Privé de tout contact humain, et vivant seulement de TV et d'hallucinations, Oh Dae-Su se métamorphose en être déshumanisé ne souhaitant que la vengeance.
La séquence introductive donne le las au reste du récit. Oh Dae-Su est dans un commissariat, filmé à la caméra à l'épaule dans un simili documentaire animalier. Oui, animalier, car Park Chan-Wook présente ici la bête humaine dans toute son absurde splendeur. L'animal que deviendra Oh Dae-Su sera sujet au déterminisme à une quête de vengeance qui l'emprisonne, et dû à une liberté illusoire offerte par Lee Woo-Jin.
La période de captivité du protagoniste mènera à sa perte d'humanité, devenant ainsi un personnage zoomorphe. Dés ses premiers pas à l'extérieur, il renifle et touche le premier humain rencontré. Au restaurant, il mange de la viande crue, et utilise son goût pour repérer de quel traiteur provenaient les gyozas que l'on lui donnait en "prison". Au premier contact d'un humain de sexe féminin sa libido augmente bestialement, l'empêchant de réfréner ses pulsions. Enfin, sa rage est incontrôlable. Enfin ? Enfin non, car il manque un élément essentiel, final, qui doit le faire définitivement basculer dans "l'amoralité animalière" : L'inceste.
Lee Woo-Jin est celui qui mènera Oh Dae-Su sur cette voie. Dans ce jeu, il est le chasseur tandis que le protagoniste est la proie, il est le maitre, lui l'animal de compagnie. Lee Woo-Jin suit ses faits et gestes, sait tout sur lui jusqu'à anticiper ses réactions. Comme en témoigne la fin,Oh Dae-Su n'est qu'un chien qu'il a bien dressé.
Cette voie, Lee Woo-Jin la connait très bien. Lui aussi est motivé par la vengeance et faire payer l'œil curieux de son ancien compagnon en le moulant à son image. La séquence où les deux se voient dans le miroir ne laisse aucun doute sur la réussite de ce plan : Malgré la distance apparente, les deux sont identiques dans le miroir, l'un regardant le reflet de l'autre comme une seule et même personne. Ce ne sont que les deux faces d'une même pièce, que l'utilisation d'une focale longue lors des gros plans sur les deux personnages lient définitivement.

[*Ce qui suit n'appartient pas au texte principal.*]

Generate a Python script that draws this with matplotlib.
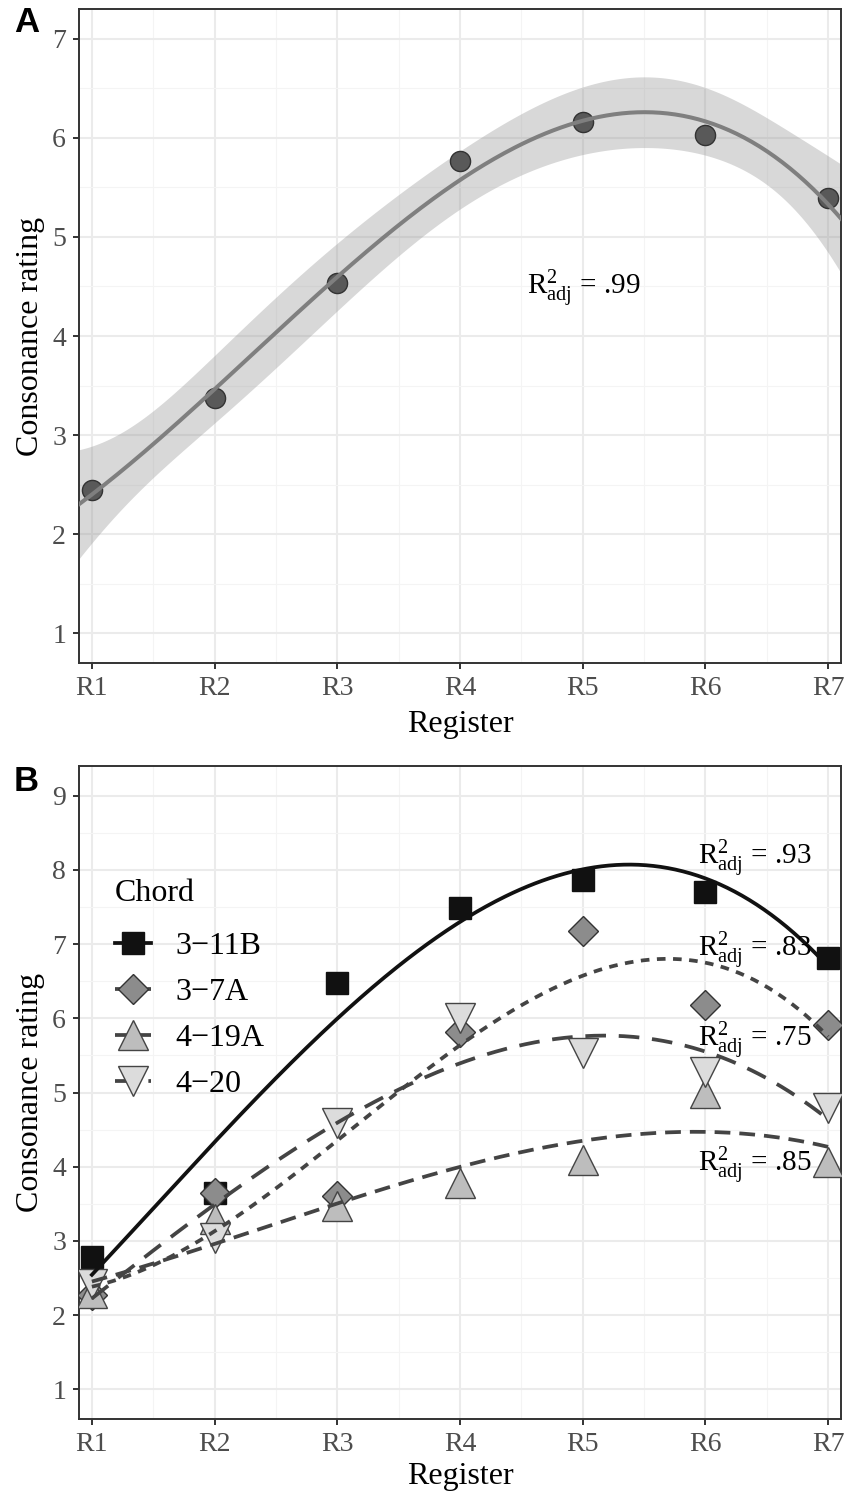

Le final choquant nous pousse, tout comme le protagoniste, à vouloir tout oublier. Face à l'abomination, Oh Dae-Su redevient l'humain minable du début. L'homme qui, lors de ses premières années de détentions, était à la recherche de la rédemption, fut évincer de celle-ci. L'ablation de cette langue qu'il n'a pas tenu ne lui offrira le pardon, le reste de ses sens condamnés à ne pas oublier. L'hypnose n'y changera rien, le cadre naturel où il se trouve laissant indiquer qu'il n'est que devenu un animal conscient de ses péchés.
Le temps est un élément fondamental du film. Emprisonné, le temps est tout d'abord lent. Une certaine claustrophobie s'installe. Des essaies expérimentales (qui reviendront au cours du film) font leurs apparitions à coup de séquences cauchemardesques incluant notamment des fourmis. Un montage cyclique se profile, Oh Dae-Su revivant les mêmes choses dans des plans identiques. Puis, le temps s'accélère, les activités se diversifient et une lueur d'espoir se trouve derrière le lit. Au final, ce temps consacré à cet espoir n'est que vain car le temps du protagoniste n'est pas celui de l'antagoniste.
Le temps est aussi handicapant pour celui qui le manipule. Le film souffre d'un rythme inconstant. Des séquences d'actions sont rapidement coupés par des séquences plus calmes, voire même trop calmes. Par exemple, l'entrée dans le bâtiment de l'antagoniste part sur un rythme intense après une séquence de tension dans l'ascenseur. Après le rapide combat, nous enchainons avec quelques plans ralentissant affreusement le long métrage. Celui-ci s'envole malgré tout dans un rythme effrénée que lors de la fameuse séquence de combat en forme de beat'em up. Le protagoniste, seul avec son marteau représentant la justice, affronte une dizaine d'adversaire dans un moment de légende.
La lourdeur du scénario, teinté de quelques touches d'humour bienvenu, voire même le film entier pourrait finalement se résumer par sa partition musicale. Celle-ci cerne à la perfection le drame qui joue, sur des notes d'un doux fatalisme.